Let’s assume this assignment was given as homework, so all students come to class with a draft of a story. Show the drafts on a screen. Have Lucy and Charlie come up. Show Charlie’s story about Lucy first. Show Lucy’s story about Lucy. .Which is natural and interesting? Which is formulaic and dull?

End of Day 3 Lesson.

Day 4 DISCUSSION

What have we learned? 1. Writing is a lot easier if you have good material/information. This requires that we conduct better interviews. This requires that we ask probing questions, then ask relevant detail questions. For example, “You said he drove a sports car. What kind of car? What model? What year? What color?

2. If you emphasize natural storytelling, the writing will take care of itself. Students come into journalism equipped with little or no experience in writing that’s meant to be read. All they know is writing that’s meant to be graded or assessed by someone who is paid to read it, not anyone who would choose to read it.

3. The purpose of journalism is to present news. What is news? News is information that is fresh, original. News is not a rehash of the obvious. Whether it’s written in rule-bound classic inverted pyramid formula or highly-stylized feature/analysis form, the story must present information students can’t get anywhere else.
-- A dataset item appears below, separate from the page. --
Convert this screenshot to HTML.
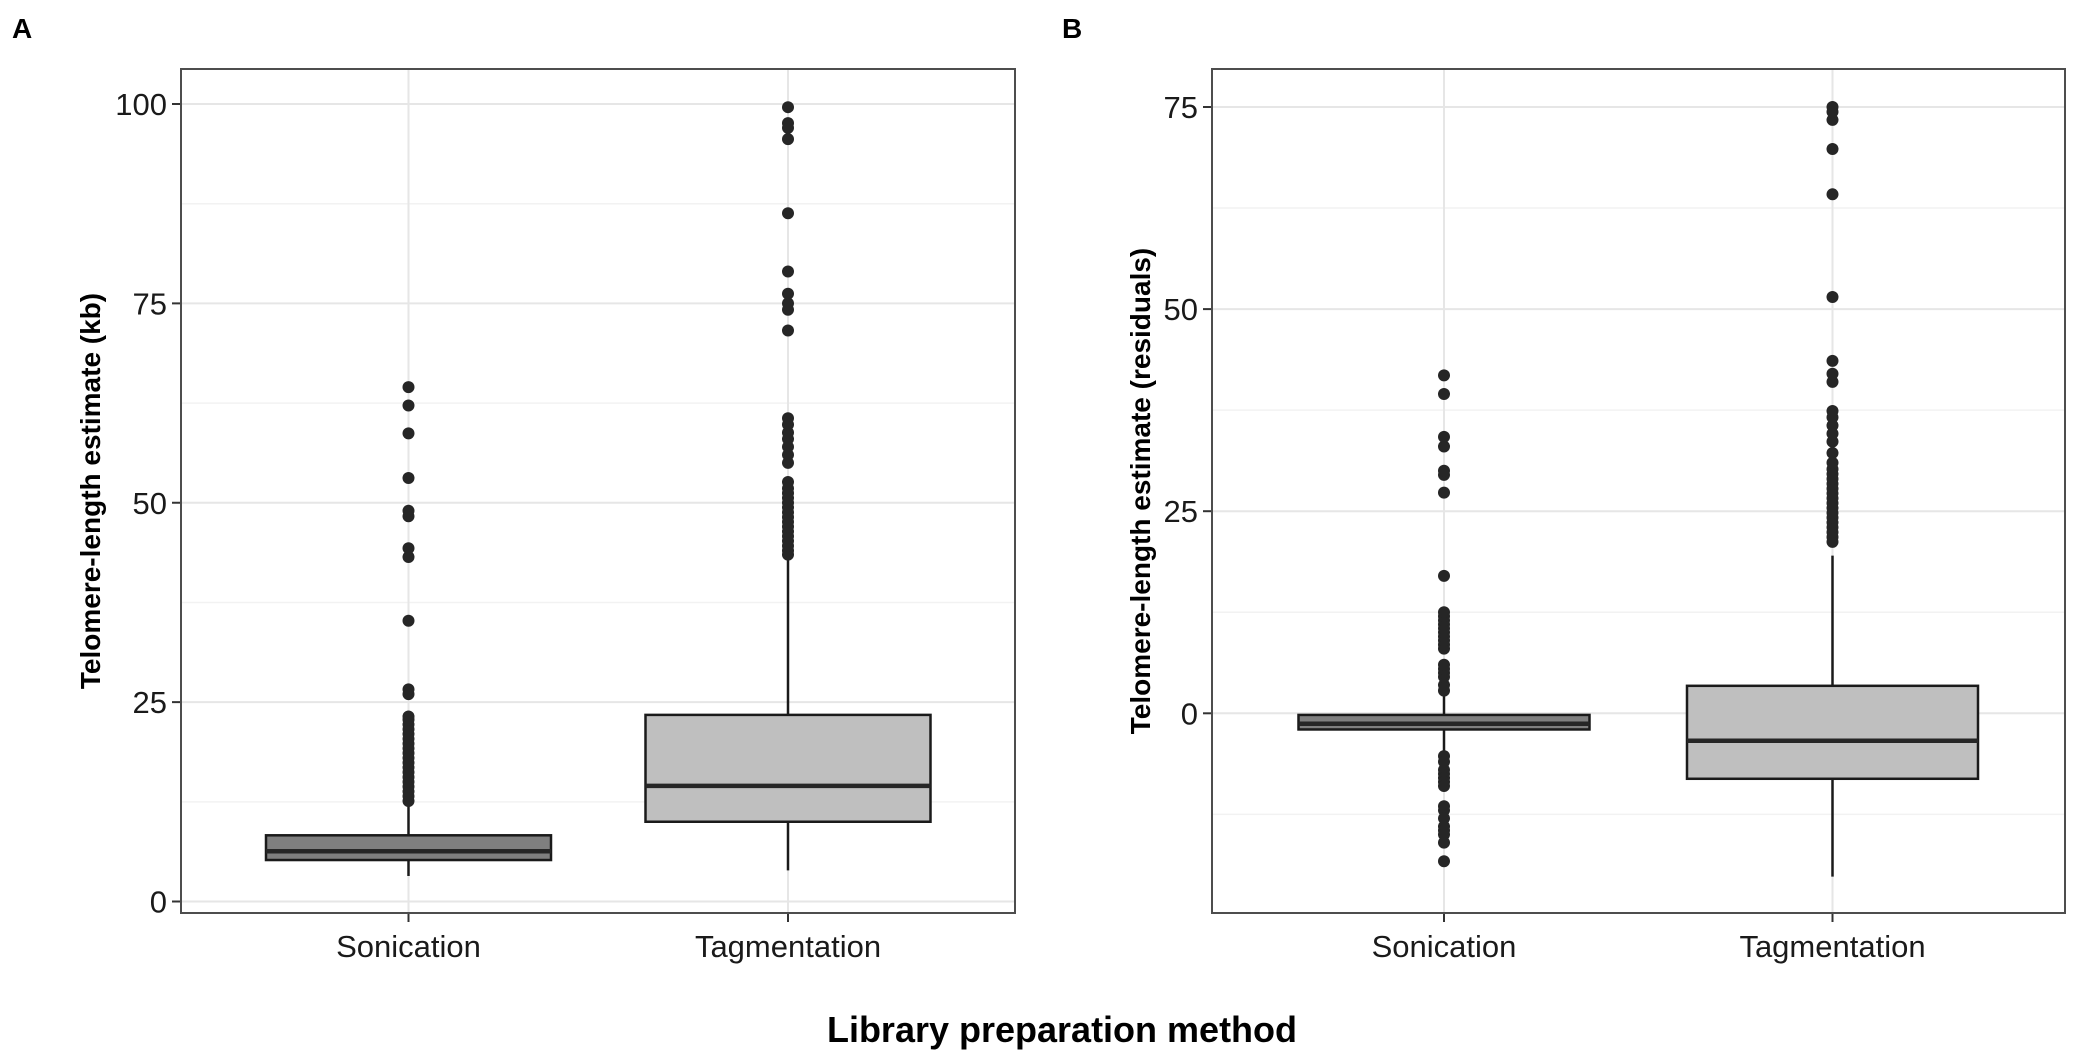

That’s how you produce “news.” If students can get information any place else, they’ll go there long before they go to your publication. That’s means you’re irrelevant.

Day 4 HOMEWORK

Ask follow-up questions needed to flesh out the story or correct problems. Run spell-check. Fix grammar and style errors. Repair problems with flow and transition. Make sure all quotes are attributed to the source and make sure all sources are identically fully and accurately. Then, eliminate redundancies and run-on or incomplete sentences.

Teacher prep PRACTICE WHAT YOU PREACH

Go through this exercise with your students. You cannot effectively teach writing if you aren’t writing. Don’t expect students to master something you haven’t mastered, and I’m not talking about reciting a rubric. To tell a student to write a better lead is meaningless. Show them.

The two things that matter most in journalistic writing today are narrative (do you have an interesting story) and voice (is the story told in a natural, original voice or a fake, forced voice?)

This is the dominant theme of The Radical Write.